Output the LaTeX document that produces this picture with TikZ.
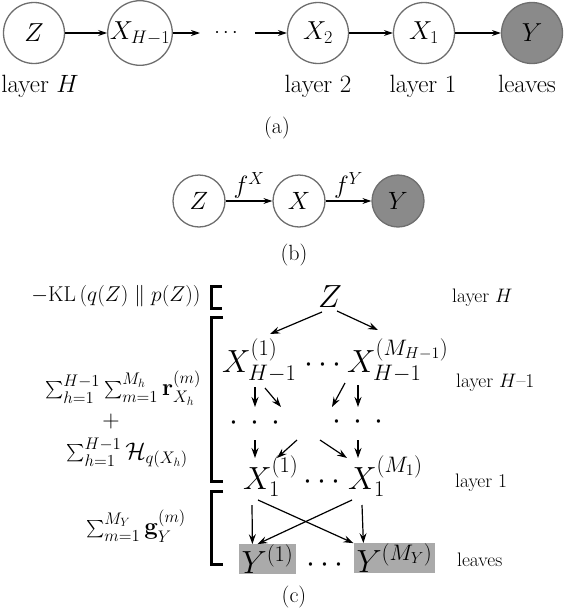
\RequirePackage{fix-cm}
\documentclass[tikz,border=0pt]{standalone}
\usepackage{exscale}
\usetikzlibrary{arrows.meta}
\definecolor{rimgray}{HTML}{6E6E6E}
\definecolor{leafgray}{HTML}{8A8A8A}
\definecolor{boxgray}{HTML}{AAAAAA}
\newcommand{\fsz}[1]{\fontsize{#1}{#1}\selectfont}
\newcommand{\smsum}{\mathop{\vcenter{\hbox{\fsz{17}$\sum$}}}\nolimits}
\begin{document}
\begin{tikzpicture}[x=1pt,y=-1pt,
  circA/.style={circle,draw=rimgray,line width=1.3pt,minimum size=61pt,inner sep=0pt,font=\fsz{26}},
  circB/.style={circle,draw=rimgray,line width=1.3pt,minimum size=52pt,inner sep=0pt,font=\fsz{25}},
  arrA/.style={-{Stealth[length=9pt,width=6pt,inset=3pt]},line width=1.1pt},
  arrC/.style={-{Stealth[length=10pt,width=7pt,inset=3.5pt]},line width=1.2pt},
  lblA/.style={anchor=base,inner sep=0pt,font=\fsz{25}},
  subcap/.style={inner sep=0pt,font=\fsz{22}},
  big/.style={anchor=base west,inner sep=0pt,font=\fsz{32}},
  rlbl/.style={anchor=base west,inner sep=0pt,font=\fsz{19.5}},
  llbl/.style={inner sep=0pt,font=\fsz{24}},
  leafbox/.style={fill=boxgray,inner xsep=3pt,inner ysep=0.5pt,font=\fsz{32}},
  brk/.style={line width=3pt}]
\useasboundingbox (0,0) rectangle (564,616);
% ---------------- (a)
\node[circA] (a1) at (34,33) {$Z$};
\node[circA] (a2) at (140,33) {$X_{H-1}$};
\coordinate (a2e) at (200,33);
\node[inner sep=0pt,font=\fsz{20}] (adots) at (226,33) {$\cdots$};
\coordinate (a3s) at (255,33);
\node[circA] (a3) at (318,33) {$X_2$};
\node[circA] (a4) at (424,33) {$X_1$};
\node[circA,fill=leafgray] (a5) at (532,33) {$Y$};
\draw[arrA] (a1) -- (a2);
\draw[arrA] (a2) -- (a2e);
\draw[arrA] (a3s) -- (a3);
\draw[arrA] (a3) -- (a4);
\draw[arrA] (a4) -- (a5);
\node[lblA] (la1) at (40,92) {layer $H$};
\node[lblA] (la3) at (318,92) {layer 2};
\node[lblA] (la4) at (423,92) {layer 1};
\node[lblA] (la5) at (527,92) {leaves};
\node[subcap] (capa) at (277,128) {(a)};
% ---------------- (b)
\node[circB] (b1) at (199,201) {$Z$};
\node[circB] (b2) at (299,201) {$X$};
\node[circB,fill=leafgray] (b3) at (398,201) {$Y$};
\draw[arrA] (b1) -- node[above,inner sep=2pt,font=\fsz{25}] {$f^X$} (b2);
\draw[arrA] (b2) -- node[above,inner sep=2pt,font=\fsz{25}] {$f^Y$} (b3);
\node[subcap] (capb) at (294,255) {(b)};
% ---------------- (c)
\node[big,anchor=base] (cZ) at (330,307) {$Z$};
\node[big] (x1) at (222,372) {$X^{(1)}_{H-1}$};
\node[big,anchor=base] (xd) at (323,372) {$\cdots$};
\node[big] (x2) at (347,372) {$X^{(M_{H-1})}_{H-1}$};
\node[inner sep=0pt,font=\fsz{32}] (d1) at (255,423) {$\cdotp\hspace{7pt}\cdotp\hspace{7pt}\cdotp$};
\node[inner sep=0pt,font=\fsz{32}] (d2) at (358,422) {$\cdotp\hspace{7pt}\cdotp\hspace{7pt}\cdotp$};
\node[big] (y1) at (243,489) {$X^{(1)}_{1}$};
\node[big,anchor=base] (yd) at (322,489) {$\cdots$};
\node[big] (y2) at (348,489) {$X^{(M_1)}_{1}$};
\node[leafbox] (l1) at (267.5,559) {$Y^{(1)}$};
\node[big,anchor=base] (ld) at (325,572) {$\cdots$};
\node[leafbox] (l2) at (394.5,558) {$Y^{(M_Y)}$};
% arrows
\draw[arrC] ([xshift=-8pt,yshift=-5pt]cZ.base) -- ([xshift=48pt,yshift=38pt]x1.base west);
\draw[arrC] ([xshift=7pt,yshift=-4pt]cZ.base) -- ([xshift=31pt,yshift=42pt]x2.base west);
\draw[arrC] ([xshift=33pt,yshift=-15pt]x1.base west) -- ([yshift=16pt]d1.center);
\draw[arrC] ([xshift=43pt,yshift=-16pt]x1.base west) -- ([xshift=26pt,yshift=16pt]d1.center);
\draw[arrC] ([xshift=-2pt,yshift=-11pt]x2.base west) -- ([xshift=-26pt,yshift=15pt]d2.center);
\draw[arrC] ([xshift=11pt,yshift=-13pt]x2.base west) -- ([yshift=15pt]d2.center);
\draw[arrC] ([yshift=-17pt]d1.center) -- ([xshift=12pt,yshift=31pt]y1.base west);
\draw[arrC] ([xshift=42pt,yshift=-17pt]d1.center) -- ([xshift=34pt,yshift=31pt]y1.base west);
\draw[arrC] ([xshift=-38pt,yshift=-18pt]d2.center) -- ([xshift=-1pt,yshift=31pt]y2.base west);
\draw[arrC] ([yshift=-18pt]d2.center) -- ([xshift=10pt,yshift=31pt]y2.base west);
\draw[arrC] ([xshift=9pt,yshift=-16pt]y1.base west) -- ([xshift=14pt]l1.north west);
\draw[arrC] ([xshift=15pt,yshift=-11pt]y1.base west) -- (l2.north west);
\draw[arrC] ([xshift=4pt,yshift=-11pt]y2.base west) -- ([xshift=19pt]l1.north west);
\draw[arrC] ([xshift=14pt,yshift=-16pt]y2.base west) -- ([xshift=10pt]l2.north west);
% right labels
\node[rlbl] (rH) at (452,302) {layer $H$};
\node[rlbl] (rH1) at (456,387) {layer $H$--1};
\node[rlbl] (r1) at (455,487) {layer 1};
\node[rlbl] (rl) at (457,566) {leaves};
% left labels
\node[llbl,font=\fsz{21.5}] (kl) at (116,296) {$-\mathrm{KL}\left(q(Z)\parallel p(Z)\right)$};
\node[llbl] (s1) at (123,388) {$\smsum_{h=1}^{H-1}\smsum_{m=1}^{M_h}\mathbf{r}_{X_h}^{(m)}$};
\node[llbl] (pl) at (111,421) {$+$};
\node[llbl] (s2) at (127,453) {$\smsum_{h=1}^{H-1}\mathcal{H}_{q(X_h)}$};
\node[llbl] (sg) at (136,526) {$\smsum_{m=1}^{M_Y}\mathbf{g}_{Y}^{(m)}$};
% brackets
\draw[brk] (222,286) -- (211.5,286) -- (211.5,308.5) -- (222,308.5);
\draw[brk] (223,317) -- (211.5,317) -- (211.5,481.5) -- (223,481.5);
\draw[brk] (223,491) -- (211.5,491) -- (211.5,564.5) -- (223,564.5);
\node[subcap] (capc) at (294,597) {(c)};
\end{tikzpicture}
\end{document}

* [Your objective] Copy every line of the data exactly as written, excluding the pictures.

* [Complete answer]
Output the LaTeX document that produces this picture with TikZ.
\RequirePackage{fix-cm}
\documentclass[tikz,border=0pt]{standalone}
\usepackage{exscale}
\usetikzlibrary{arrows.meta}
\definecolor{rimgray}{HTML}{6E6E6E}
\definecolor{leafgray}{HTML}{8A8A8A}
\definecolor{boxgray}{HTML}{AAAAAA}
\newcommand{\fsz}[1]{\fontsize{#1}{#1}\selectfont}
\newcommand{\smsum}{\mathop{\vcenter{\hbox{\fsz{17}$\sum$}}}\nolimits}
\begin{document}
\begin{tikzpicture}[x=1pt,y=-1pt,
  circA/.style={circle,draw=rimgray,line width=1.3pt,minimum size=61pt,inner sep=0pt,font=\fsz{26}},
  circB/.style={circle,draw=rimgray,line width=1.3pt,minimum size=52pt,inner sep=0pt,font=\fsz{25}},
  arrA/.style={-{Stealth[length=9pt,width=6pt,inset=3pt]},line width=1.1pt},
  arrC/.style={-{Stealth[length=10pt,width=7pt,inset=3.5pt]},line width=1.2pt},
  lblA/.style={anchor=base,inner sep=0pt,font=\fsz{25}},
  subcap/.style={inner sep=0pt,font=\fsz{22}},
  big/.style={anchor=base west,inner sep=0pt,font=\fsz{32}},
  rlbl/.style={anchor=base west,inner sep=0pt,font=\fsz{19.5}},
  llbl/.style={inner sep=0pt,font=\fsz{24}},
  leafbox/.style={fill=boxgray,inner xsep=3pt,inner ysep=0.5pt,font=\fsz{32}},
  brk/.style={line width=3pt}]
\useasboundingbox (0,0) rectangle (564,616);
% ---------------- (a)
\node[circA] (a1) at (34,33) {$Z$};
\node[circA] (a2) at (140,33) {$X_{H-1}$};
\coordinate (a2e) at (200,33);
\node[inner sep=0pt,font=\fsz{20}] (adots) at (226,33) {$\cdots$};
\coordinate (a3s) at (255,33);
\node[circA] (a3) at (318,33) {$X_2$};
\node[circA] (a4) at (424,33) {$X_1$};
\node[circA,fill=leafgray] (a5) at (532,33) {$Y$};
\draw[arrA] (a1) -- (a2);
\draw[arrA] (a2) -- (a2e);
\draw[arrA] (a3s) -- (a3);
\draw[arrA] (a3) -- (a4);
\draw[arrA] (a4) -- (a5);
\node[lblA] (la1) at (40,92) {layer $H$};
\node[lblA] (la3) at (318,92) {layer 2};
\node[lblA] (la4) at (423,92) {layer 1};
\node[lblA] (la5) at (527,92) {leaves};
\node[subcap] (capa) at (277,128) {(a)};
% ---------------- (b)
\node[circB] (b1) at (199,201) {$Z$};
\node[circB] (b2) at (299,201) {$X$};
\node[circB,fill=leafgray] (b3) at (398,201) {$Y$};
\draw[arrA] (b1) -- node[above,inner sep=2pt,font=\fsz{25}] {$f^X$} (b2);
\draw[arrA] (b2) -- node[above,inner sep=2pt,font=\fsz{25}] {$f^Y$} (b3);
\node[subcap] (capb) at (294,255) {(b)};
% ---------------- (c)
\node[big,anchor=base] (cZ) at (330,307) {$Z$};
\node[big] (x1) at (222,372) {$X^{(1)}_{H-1}$};
\node[big,anchor=base] (xd) at (323,372) {$\cdots$};
\node[big] (x2) at (347,372) {$X^{(M_{H-1})}_{H-1}$};
\node[inner sep=0pt,font=\fsz{32}] (d1) at (255,423) {$\cdotp\hspace{7pt}\cdotp\hspace{7pt}\cdotp$};
\node[inner sep=0pt,font=\fsz{32}] (d2) at (358,422) {$\cdotp\hspace{7pt}\cdotp\hspace{7pt}\cdotp$};
\node[big] (y1) at (243,489) {$X^{(1)}_{1}$};
\node[big,anchor=base] (yd) at (322,489) {$\cdots$};
\node[big] (y2) at (348,489) {$X^{(M_1)}_{1}$};
\node[leafbox] (l1) at (267.5,559) {$Y^{(1)}$};
\node[big,anchor=base] (ld) at (325,572) {$\cdots$};
\node[leafbox] (l2) at (394.5,558) {$Y^{(M_Y)}$};
% arrows
\draw[arrC] ([xshift=-8pt,yshift=-5pt]cZ.base) -- ([xshift=48pt,yshift=38pt]x1.base west);
\draw[arrC] ([xshift=7pt,yshift=-4pt]cZ.base) -- ([xshift=31pt,yshift=42pt]x2.base west);
\draw[arrC] ([xshift=33pt,yshift=-15pt]x1.base west) -- ([yshift=16pt]d1.center);
\draw[arrC] ([xshift=43pt,yshift=-16pt]x1.base west) -- ([xshift=26pt,yshift=16pt]d1.center);
\draw[arrC] ([xshift=-2pt,yshift=-11pt]x2.base west) -- ([xshift=-26pt,yshift=15pt]d2.center);
\draw[arrC] ([xshift=11pt,yshift=-13pt]x2.base west) -- ([yshift=15pt]d2.center);
\draw[arrC] ([yshift=-17pt]d1.center) -- ([xshift=12pt,yshift=31pt]y1.base west);
\draw[arrC] ([xshift=42pt,yshift=-17pt]d1.center) -- ([xshift=34pt,yshift=31pt]y1.base west);
\draw[arrC] ([xshift=-38pt,yshift=-18pt]d2.center) -- ([xshift=-1pt,yshift=31pt]y2.base west);
\draw[arrC] ([yshift=-18pt]d2.center) -- ([xshift=10pt,yshift=31pt]y2.base west);
\draw[arrC] ([xshift=9pt,yshift=-16pt]y1.base west) -- ([xshift=14pt]l1.north west);
\draw[arrC] ([xshift=15pt,yshift=-11pt]y1.base west) -- (l2.north west);
\draw[arrC] ([xshift=4pt,yshift=-11pt]y2.base west) -- ([xshift=19pt]l1.north west);
\draw[arrC] ([xshift=14pt,yshift=-16pt]y2.base west) -- ([xshift=10pt]l2.north west);
% right labels
\node[rlbl] (rH) at (452,302) {layer $H$};
\node[rlbl] (rH1) at (456,387) {layer $H$--1};
\node[rlbl] (r1) at (455,487) {layer 1};
\node[rlbl] (rl) at (457,566) {leaves};
% left labels
\node[llbl,font=\fsz{21.5}] (kl) at (116,296) {$-\mathrm{KL}\left(q(Z)\parallel p(Z)\right)$};
\node[llbl] (s1) at (123,388) {$\smsum_{h=1}^{H-1}\smsum_{m=1}^{M_h}\mathbf{r}_{X_h}^{(m)}$};
\node[llbl] (pl) at (111,421) {$+$};
\node[llbl] (s2) at (127,453) {$\smsum_{h=1}^{H-1}\mathcal{H}_{q(X_h)}$};
\node[llbl] (sg) at (136,526) {$\smsum_{m=1}^{M_Y}\mathbf{g}_{Y}^{(m)}$};
% brackets
\draw[brk] (222,286) -- (211.5,286) -- (211.5,308.5) -- (222,308.5);
\draw[brk] (223,317) -- (211.5,317) -- (211.5,481.5) -- (223,481.5);
\draw[brk] (223,491) -- (211.5,491) -- (211.5,564.5) -- (223,564.5);
\node[subcap] (capc) at (294,597) {(c)};
\end{tikzpicture}
\end{document}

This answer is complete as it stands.